On a separable metric space $(X,d)$, weak convergence of probability measures is equivalent to convergence with respect to the Lévy–Prokhorov metric defined by
$$ \beta(\mu,\nu) = \sup \left( \int_X f\ d(\mu-\nu): \|f\|_{BL}\leq 1\right),$$
where $$\|f||_{BL}=\sup_x |f(x)|+\sup_{x\neq y}|f(x)-f(y)|/d(x,y).$$
See Theorem 11.3.3 of R. M. Dudley's Real Analysis and Probability.
Let's show that $B=\{\nu: \beta(\mu,\nu)\leq\varepsilon \}$ is a convex set. Let $\nu_1,\nu_2\in B$, $\alpha\in(0,1)$, and $f$ with $\|f\|_{BL}\leq 1$. Then
\begin{eqnarray*}
\int f d(\mu-[\alpha\nu_1+(1-\alpha)\nu_2])&=&\alpha\int f d(\mu-\nu_1)+(1-\alpha)\int f d(\mu-\nu_2)\\[5pt]

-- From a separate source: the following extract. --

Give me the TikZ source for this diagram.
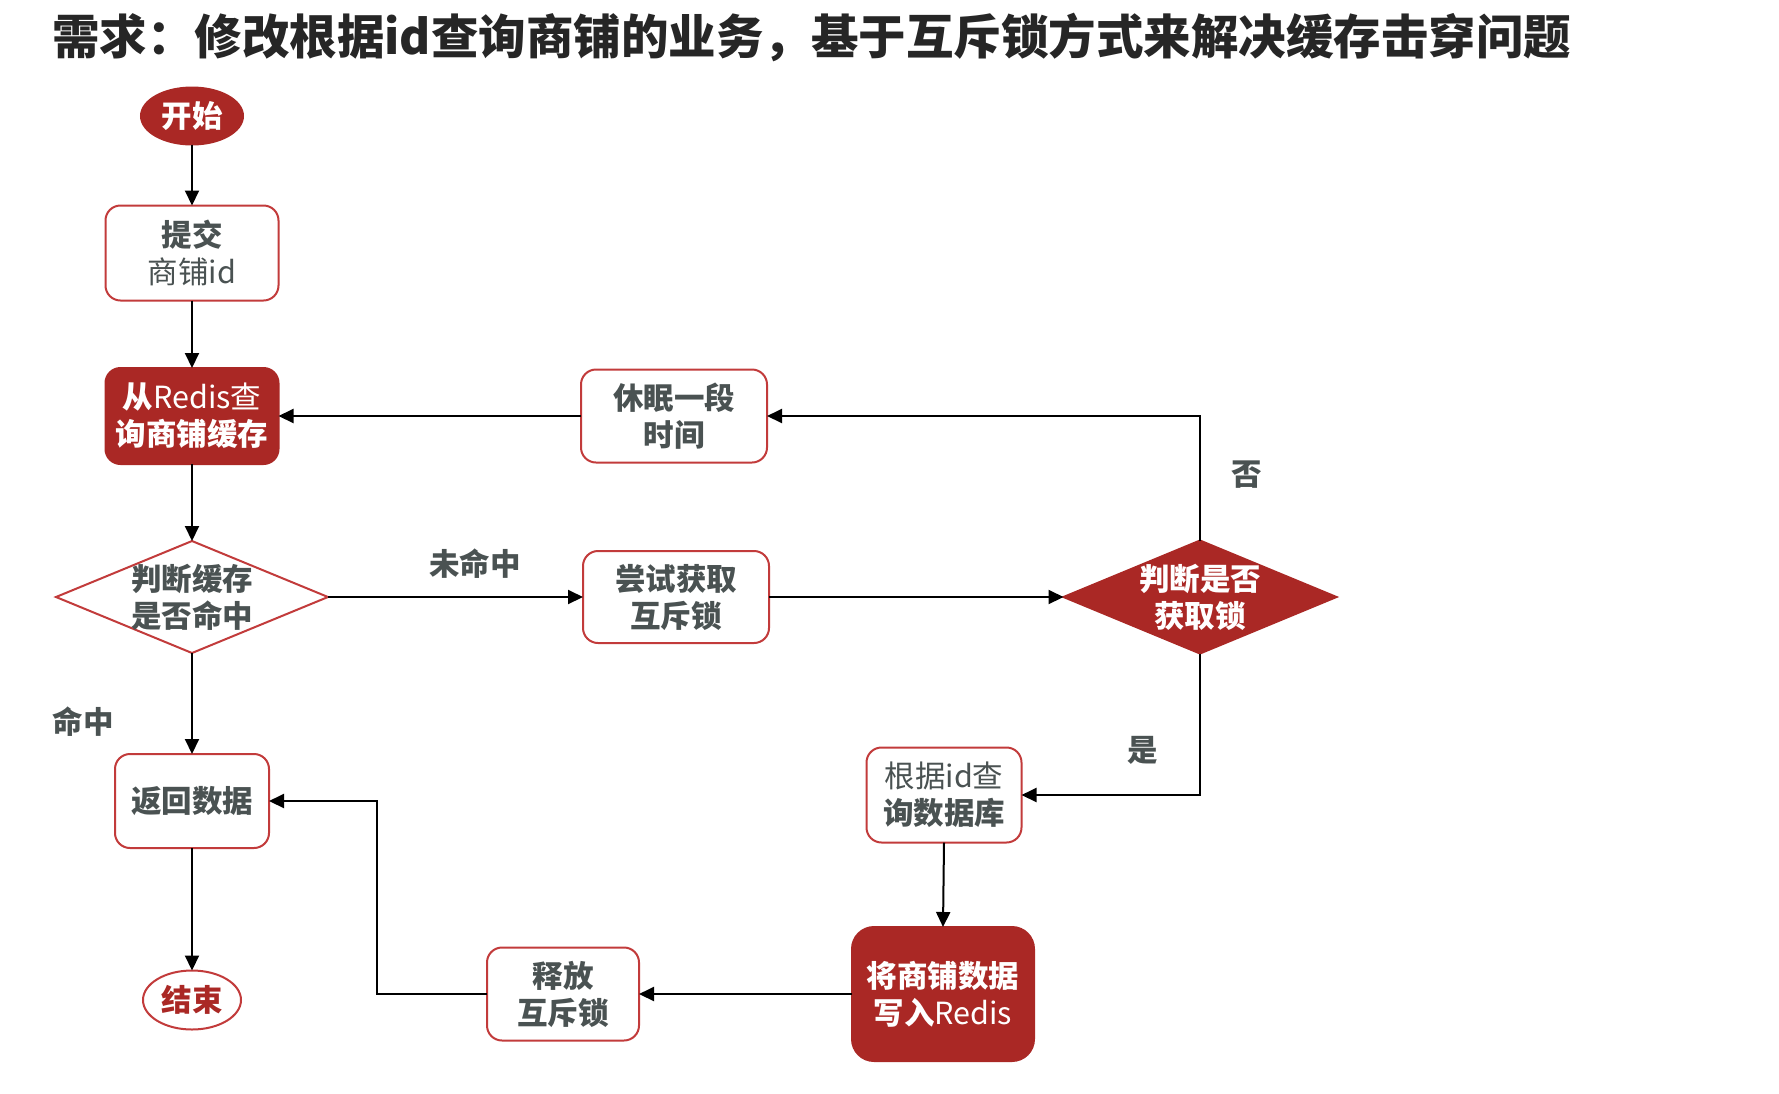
\documentclass[tikz,border=0pt]{standalone}
\usepackage{fontspec}
\setmainfont{Noto Sans CJK SC}
\usetikzlibrary{arrows.meta,shapes.geometric}
\definecolor{dred}{HTML}{AA2825}
\definecolor{bred}{HTML}{C23B3B}
\definecolor{tgray}{HTML}{4A5252}
\begin{document}
\begin{tikzpicture}[x=1pt,y=-1pt,
  every node/.style={inner sep=0pt,outer sep=0pt},
  nfont/.style={font=\fontsize{30.5}{37}\selectfont\bfseries},
  wbox/.style={nfont,align=center,draw=bred,line width=2pt,fill=white,rounded corners=15pt,text=tgray},
  rbox/.style={nfont,align=center,draw=dred,line width=2pt,fill=dred,rounded corners=15pt,text=white},
  wdia/.style={diamond,draw=bred,line width=2pt,fill=white},
  rdia/.style={diamond,draw=dred,line width=2pt,fill=dred},
  dtxt/.style={nfont,align=center},
  lbl/.style={nfont,text=tgray},
  arr/.style={line width=2pt,-{Triangle[length=15pt,width=14pt]}}
]
\useasboundingbox (0,0) rectangle (1779,1093);
\node[anchor=west,text=black!85,font=\fontsize{47.5}{50}\selectfont\bfseries] (title) at (52,37) {需求：修改根据id查询商铺的业务，基于互斥锁方式来解决缓存击穿问题};

\node[nfont,ellipse,fill=dred,draw=dred,line width=2pt,minimum width=102pt,minimum height=57pt,text=white] (start) at (192,116) {开始};
\node[wbox,minimum width=173pt,minimum height=95pt] (submit) at (192,253) {提交\\\mdseries 商铺id};
\node[rbox,minimum width=173pt,minimum height=96pt] (query) at (192,416) {从{\mdseries Redis查}\\询商铺缓存};
\node[wdia,minimum width=272pt,minimum height=112pt] (hit) at (192,597) {};
\node[dtxt,text=tgray] (hittxt) at (hit) {判断缓存\\是否命中};
\node[wbox,minimum width=154pt,minimum height=94pt] (ret) at (192,801) {返回数据};
\node[nfont,ellipse,fill=white,draw=bred,line width=2pt,minimum width=98pt,minimum height=59pt,text=dred] (end) at (192,1000) {结束};

\node[wbox,minimum width=186pt,minimum height=93pt] (sleep) at (674,416) {休眠一段\\时间};
\node[wbox,minimum width=186pt,minimum height=92pt] (try) at (676,597) {尝试获取\\互斥锁};
\node[rdia,minimum width=273pt,minimum height=113pt] (got) at (1200,597) {};
\node[dtxt,text=white] (gottxt) at (got) {判断是否\\获取锁};
\node[wbox,minimum width=155pt,minimum height=95pt] (db) at (944,795) {\mdseries 根据id查\\询\bfseries 数据库};
\node[rbox,rounded corners=22pt,minimum width=182pt,minimum height=134pt] (write) at (943,994) {将商铺数据\\写入{\mdseries Redis}};
\node[wbox,minimum width=152pt,minimum height=93pt] (rel) at (563,994) {释放\\互斥锁};

\node[lbl] (lhit) at (83,722) {命中};
\node[lbl] (lmiss) at (475,564) {未命中};
\node[lbl] (lno) at (1247,475) {否};
\node[lbl] (lyes) at (1143,750) {是};

\coordinate (c1) at (1200,416);
\coordinate (c2) at (1200,795);
\coordinate (c3) at (377,994);
\coordinate (c4) at (377,801);

\draw[arr] (start) -- (submit);
\draw[arr] (submit) -- (query);
\draw[arr] (query) -- (hit.north);
\draw[arr] (hit.south) -- (ret);
\draw[arr] (ret) -- (end);
\draw[arr] (hit.east) -- (try.west);
\draw[arr] (try.east) -- (got.west);
\draw[arr] (got.north) -- (c1) -- (sleep.east);
\draw[arr] (sleep.west) -- (query.east);
\draw[arr] (got.south) -- (c2) -- (db.east);
\draw[arr] (db.south) -- (write.north);
\draw[arr] (write.west) -- (rel.east);
\draw[arr] (rel.west) -- (c3) -- (c4) -- (ret.east);
\end{tikzpicture}
\end{document}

&\leq&\alpha\beta(\mu,\nu_1)+(1-\alpha)\beta(\mu,\nu_2)\\[5pt]
&\leq &\alpha \varepsilon +(1-\alpha)\varepsilon\\[5pt]
&=&\varepsilon.
\end{eqnarray*}
Taking the supremum over such $f$ gives $\beta(\mu,\alpha\nu_1+(1-\alpha)\nu_2)\leq \varepsilon$, so the closed ball is convex.
The open ball $\{\nu: \beta(\mu,\nu)<\varepsilon\}$ is the increasing union
of the convex sets $\{\nu: \beta(\mu,\nu)\leq\varepsilon-1/n\}$, for $n>1/\varepsilon$, and so is itself convex.